Extract and list every line that contains the word "this".

● Data to process:
= = = = = = =

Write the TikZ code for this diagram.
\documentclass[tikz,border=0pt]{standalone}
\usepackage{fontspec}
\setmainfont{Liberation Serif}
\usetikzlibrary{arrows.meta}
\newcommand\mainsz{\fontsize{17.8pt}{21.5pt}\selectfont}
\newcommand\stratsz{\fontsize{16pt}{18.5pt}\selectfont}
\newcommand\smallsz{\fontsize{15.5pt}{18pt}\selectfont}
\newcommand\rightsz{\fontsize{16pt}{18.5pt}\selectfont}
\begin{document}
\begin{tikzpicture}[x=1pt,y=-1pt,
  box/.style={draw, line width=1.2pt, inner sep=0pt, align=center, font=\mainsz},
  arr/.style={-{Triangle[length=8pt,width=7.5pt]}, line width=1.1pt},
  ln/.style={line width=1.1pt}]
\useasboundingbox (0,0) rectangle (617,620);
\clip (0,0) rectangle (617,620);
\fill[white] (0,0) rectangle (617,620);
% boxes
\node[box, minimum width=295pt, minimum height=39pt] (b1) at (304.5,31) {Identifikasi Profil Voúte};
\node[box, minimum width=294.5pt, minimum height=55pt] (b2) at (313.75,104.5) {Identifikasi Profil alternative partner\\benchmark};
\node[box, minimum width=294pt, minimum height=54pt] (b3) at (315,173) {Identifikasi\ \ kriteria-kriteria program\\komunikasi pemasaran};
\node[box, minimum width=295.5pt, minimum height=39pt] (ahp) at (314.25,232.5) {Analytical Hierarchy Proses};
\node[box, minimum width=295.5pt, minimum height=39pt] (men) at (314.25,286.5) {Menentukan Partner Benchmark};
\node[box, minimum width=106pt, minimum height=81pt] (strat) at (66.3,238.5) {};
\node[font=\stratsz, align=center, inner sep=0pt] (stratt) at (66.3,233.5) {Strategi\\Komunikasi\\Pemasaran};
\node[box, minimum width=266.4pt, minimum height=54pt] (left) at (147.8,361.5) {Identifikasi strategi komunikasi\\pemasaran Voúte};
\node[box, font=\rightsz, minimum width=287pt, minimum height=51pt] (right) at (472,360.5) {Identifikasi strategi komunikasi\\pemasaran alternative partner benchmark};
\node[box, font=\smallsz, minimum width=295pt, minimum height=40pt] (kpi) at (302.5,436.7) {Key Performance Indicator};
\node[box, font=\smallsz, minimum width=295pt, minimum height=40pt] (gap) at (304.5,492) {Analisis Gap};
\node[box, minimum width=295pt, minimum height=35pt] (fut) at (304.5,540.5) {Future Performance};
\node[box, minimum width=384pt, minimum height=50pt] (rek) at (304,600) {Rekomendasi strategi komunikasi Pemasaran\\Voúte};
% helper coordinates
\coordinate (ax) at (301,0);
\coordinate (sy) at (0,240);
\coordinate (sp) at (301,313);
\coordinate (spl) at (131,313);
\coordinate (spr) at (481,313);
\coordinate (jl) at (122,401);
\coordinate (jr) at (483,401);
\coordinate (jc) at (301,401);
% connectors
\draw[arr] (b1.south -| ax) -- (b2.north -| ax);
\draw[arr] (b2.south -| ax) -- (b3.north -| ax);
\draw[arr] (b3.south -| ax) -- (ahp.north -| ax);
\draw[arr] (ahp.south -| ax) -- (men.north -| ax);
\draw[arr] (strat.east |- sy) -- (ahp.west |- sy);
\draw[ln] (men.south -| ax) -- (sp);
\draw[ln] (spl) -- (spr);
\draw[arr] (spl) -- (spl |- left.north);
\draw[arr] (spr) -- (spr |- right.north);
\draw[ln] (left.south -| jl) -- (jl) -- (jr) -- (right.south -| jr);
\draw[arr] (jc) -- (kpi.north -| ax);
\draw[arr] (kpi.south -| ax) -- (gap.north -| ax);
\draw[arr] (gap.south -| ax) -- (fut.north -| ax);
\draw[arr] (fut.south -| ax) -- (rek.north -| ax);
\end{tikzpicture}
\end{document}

= = = = = = =

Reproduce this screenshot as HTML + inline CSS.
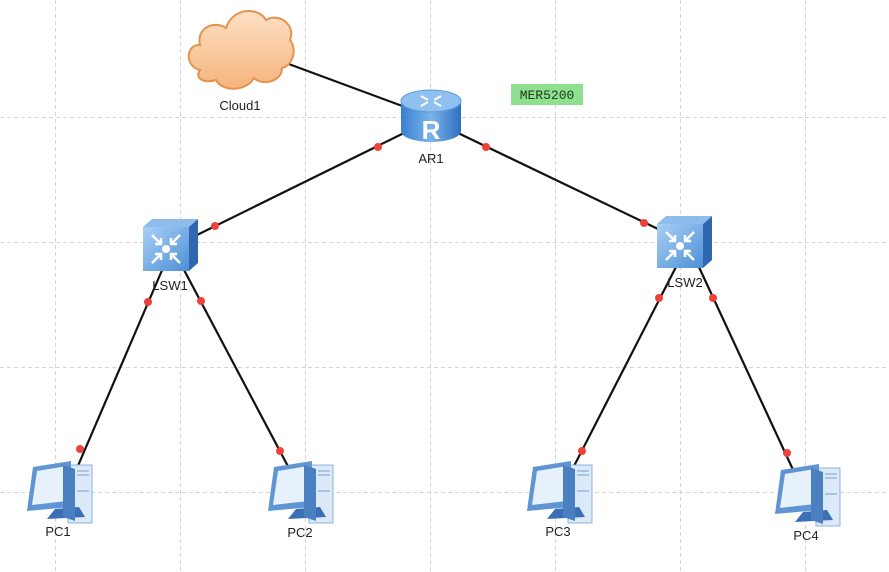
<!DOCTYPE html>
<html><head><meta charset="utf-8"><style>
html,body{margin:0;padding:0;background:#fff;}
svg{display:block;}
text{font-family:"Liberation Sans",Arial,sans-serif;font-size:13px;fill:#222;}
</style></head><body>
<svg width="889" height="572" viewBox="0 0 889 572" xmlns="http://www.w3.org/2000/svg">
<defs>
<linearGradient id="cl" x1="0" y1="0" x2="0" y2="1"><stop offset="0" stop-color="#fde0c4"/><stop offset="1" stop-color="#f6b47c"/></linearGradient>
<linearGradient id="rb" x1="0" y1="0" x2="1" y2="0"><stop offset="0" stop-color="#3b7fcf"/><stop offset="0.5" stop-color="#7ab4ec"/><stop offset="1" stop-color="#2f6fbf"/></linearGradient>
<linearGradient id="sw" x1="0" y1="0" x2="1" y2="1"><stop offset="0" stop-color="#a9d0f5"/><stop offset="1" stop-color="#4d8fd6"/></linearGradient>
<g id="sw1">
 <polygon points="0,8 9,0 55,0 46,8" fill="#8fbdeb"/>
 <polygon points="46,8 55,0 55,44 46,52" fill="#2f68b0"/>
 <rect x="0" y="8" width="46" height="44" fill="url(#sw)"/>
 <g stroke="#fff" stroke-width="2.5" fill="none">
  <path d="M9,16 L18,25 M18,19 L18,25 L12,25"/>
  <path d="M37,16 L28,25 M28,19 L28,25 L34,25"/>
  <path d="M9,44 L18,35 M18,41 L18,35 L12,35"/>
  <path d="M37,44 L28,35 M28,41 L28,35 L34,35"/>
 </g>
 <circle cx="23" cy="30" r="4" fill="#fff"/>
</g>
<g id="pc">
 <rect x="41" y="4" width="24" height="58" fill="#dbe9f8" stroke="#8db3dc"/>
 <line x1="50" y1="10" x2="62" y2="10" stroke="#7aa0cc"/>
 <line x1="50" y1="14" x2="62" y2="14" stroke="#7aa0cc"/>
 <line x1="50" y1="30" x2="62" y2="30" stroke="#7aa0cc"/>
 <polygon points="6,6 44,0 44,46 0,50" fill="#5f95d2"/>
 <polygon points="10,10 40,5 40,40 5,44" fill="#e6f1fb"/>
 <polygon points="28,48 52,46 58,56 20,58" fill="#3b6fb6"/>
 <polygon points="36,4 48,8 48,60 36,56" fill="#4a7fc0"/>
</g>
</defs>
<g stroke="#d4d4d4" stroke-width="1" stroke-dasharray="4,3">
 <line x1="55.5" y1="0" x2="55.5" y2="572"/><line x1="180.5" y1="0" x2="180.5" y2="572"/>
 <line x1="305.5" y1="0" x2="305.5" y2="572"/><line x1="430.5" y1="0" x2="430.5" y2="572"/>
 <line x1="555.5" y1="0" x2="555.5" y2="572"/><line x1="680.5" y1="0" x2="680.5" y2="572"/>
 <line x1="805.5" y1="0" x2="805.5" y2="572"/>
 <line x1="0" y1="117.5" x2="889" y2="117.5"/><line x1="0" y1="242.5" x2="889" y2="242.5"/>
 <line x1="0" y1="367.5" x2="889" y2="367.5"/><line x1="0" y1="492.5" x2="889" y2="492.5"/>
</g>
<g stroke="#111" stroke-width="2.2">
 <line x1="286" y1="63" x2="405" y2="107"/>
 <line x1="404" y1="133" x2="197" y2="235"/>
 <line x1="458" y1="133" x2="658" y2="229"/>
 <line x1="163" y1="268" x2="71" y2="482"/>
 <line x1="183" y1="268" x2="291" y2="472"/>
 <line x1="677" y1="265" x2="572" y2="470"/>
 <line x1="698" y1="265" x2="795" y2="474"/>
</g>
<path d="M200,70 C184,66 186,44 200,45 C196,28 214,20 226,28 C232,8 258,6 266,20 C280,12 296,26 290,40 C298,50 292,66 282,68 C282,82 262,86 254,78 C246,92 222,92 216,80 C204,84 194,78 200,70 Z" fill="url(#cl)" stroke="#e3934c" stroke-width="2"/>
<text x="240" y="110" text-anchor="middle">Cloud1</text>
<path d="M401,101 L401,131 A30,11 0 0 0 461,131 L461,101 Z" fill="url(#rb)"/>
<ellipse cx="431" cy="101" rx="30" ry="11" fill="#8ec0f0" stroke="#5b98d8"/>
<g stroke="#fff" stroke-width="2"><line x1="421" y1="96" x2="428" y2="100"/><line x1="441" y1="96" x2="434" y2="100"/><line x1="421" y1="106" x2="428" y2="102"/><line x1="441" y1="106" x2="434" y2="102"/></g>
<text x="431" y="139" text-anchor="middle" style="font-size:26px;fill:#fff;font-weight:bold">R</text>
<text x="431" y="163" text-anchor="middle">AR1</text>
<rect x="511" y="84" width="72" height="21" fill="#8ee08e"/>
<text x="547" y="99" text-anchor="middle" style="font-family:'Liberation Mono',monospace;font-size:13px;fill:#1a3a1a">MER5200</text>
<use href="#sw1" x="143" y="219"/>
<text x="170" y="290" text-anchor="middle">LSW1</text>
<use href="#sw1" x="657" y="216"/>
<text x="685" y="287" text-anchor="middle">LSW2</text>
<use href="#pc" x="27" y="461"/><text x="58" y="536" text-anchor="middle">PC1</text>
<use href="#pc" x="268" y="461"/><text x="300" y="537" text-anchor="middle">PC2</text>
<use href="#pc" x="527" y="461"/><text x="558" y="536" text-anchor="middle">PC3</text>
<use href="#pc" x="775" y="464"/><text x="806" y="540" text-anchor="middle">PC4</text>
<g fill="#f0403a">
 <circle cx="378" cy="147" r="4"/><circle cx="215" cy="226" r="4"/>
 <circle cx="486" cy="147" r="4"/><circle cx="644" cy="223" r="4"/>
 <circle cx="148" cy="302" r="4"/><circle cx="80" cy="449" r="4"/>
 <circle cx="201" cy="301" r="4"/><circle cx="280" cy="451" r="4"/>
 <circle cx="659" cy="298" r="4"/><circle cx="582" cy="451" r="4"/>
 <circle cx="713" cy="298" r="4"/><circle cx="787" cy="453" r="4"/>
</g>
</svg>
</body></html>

= = = = = = =

● Exercise answer:
Write the TikZ code for this diagram.
Reproduce this screenshot as HTML + inline CSS.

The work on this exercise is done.